'''

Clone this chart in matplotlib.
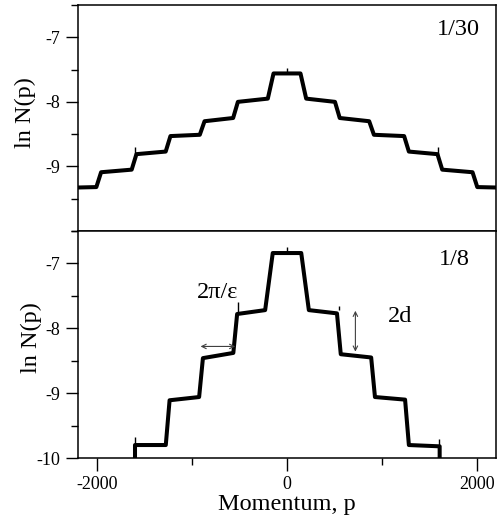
import matplotlib
matplotlib.use("Agg")
import matplotlib.pyplot as plt
from matplotlib.ticker import MultipleLocator, NullFormatter

plt.rcParams['font.family'] = ['Liberation Serif', 'DejaVu Serif']
plt.rcParams['axes.unicode_minus'] = False

# ---------------- data ----------------
# epsilon = 1/30 : step positions and plateau levels (level at start / end of each plateau)
top_edges = [-1982, -1610, -1252, -893, -542, -172, 172, 530, 890, 1258, 1609, 1978]
top_start = [-9.33, -9.09, -8.81, -8.53, -8.30, -8.00, -7.56, -7.95, -8.25, -8.51, -8.77, -9.05, -9.32]
top_end = [-9.32, -9.05, -8.77, -8.51, -8.25, -7.95, -7.56, -8.00, -8.30, -8.53, -8.81, -9.09, -9.33]
top_span = [-2300, 2300]
top_ramp = [50, 50, 50, 50, 50, 60, 60, 50, 50, 50, 50, 50]
top_spike_x = [-1596, 0, 1592]
top_spike_base = [-8.81, -7.56, -8.81]
top_spike_top = [-8.70, -7.47, -8.70]

# epsilon = 1/8
bot_edges = [-1256, -905, -545, -190, 190, 546, 906, 1263]
bot_start = [-9.80, -9.11, -8.46, -7.78, -6.84, -7.72, -8.40, -9.06, -9.80]
bot_end = [-9.80, -9.06, -8.38, -7.72, -6.84, -7.77, -8.45, -9.10, -9.82]
bot_span = [-1600, 1607]
bot_ramp = [40, 40, 40, 80, 80, 40, 40, 40]
bot_spike_x = [-1597, -521, 0, 552, 1596]
bot_spike_base = [-9.80, -7.78, -6.84, -7.72, -9.82]
bot_spike_top = [-9.68, -7.60, -6.74, -7.66, -9.70]

# annotation arrows (data units)
width_arrow_x = [-910, -545]
width_arrow_y = -8.28
height_arrow_x = 720
height_arrow_y = [-7.73, -8.36]

panel_labels = ["1/30", "1/8"]
y_low, y_high = -10.0, -6.5
x_low, x_high = -2200, 2200


def staircase(edges, starts, ends, span, ramps):
    xs = [span[0]]
    ys = [starts[0]]
    for i, e in enumerate(edges):
        h = ramps[i] / 2.0
        xs += [e - h, e + h]
        ys += [ends[i], starts[i + 1]]
    xs.append(span[1])
    ys.append(ends[-1])
    return xs, ys


fig = plt.figure(figsize=(5.01, 5.22), dpi=100)
ax1 = fig.add_axes([0.1557, 0.5575, 0.8343, 0.4329])
ax2 = fig.add_axes([0.1557, 0.1226, 0.8343, 0.4349])

trace_kw = dict(color="black", lw=2.9, solid_joinstyle="round", solid_capstyle="butt")

# top panel trace
xs, ys = staircase(top_edges, top_start, top_end, top_span, top_ramp)
ax1.plot(xs, ys, **trace_kw)
ax1.vlines(top_spike_x, top_spike_base, top_spike_top, color="black", lw=1.0)

# bottom panel trace, dropping to the floor at both ends
xs, ys = staircase(bot_edges, bot_start, bot_end, bot_span, bot_ramp)
xs = [bot_span[0]] + xs + [bot_span[1]]
ys = [y_low] + ys + [y_low]
ax2.plot(xs, ys, **trace_kw)
ax2.vlines(bot_spike_x, bot_spike_base, bot_spike_top, color="black", lw=1.0)

for ax in (ax1, ax2):
    ax.set_xlim(x_low, x_high)
    ax.set_ylim(y_low, y_high)
    ax.xaxis.set_major_locator(MultipleLocator(2000))
    ax.xaxis.set_minor_locator(MultipleLocator(1000))
    ax.yaxis.set_major_locator(MultipleLocator(1))
    ax.yaxis.set_minor_locator(MultipleLocator(0.5))
    ax.tick_params(which="both", direction="out", top=False, right=False,
                   labelsize=13, width=1.0, color="black")
    ax.tick_params(which="major", length=9, pad=4)
    ax.tick_params(which="minor", length=5)
    for sp in ax.spines.values():
        sp.set_linewidth(1.1)
    ax.set_ylabel("ln N(p)", fontsize=17.5)

ax1.xaxis.set_major_formatter(NullFormatter())
ax1.set_yticks([-7, -8, -9])
ax1.yaxis.set_label_coords(-0.1, 0.522)
ax2.yaxis.set_label_coords(-0.086, 0.529)
ax2.set_xlabel("Momentum, p", fontsize=17.5, labelpad=1)

ax1.text(2027, -6.97, panel_labels[0], ha="right", va="baseline", fontsize=17.5)
ax2.text(1922, -7.02, panel_labels[1], ha="right", va="baseline", fontsize=17.5)
ax2.text(-949, -7.54, "2π/ε", ha="left", va="baseline", fontsize=17.5)
ax2.text(1065, -7.91, "2d", ha="left", va="baseline", fontsize=17.5)

arrow_kw = dict(arrowstyle="<->", lw=0.8, color="0.25", mutation_scale=8,
                shrinkA=0, shrinkB=0)
ax2.annotate("", xy=(width_arrow_x[1], width_arrow_y), xytext=(width_arrow_x[0], width_arrow_y),
             arrowprops=arrow_kw)
ax2.annotate("", xy=(height_arrow_x, height_arrow_y[1]), xytext=(height_arrow_x, height_arrow_y[0]),
             arrowprops=arrow_kw)

fig.savefig("out.png", dpi=100)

'''

* [Your objective] Gather every line from the listing above in which "matplotlib" appears, and copy those lines.

* [Answer to the task]
Clone this chart in matplotlib.
import matplotlib
matplotlib.use("Agg")
import matplotlib.pyplot as plt
from matplotlib.ticker import MultipleLocator, NullFormatter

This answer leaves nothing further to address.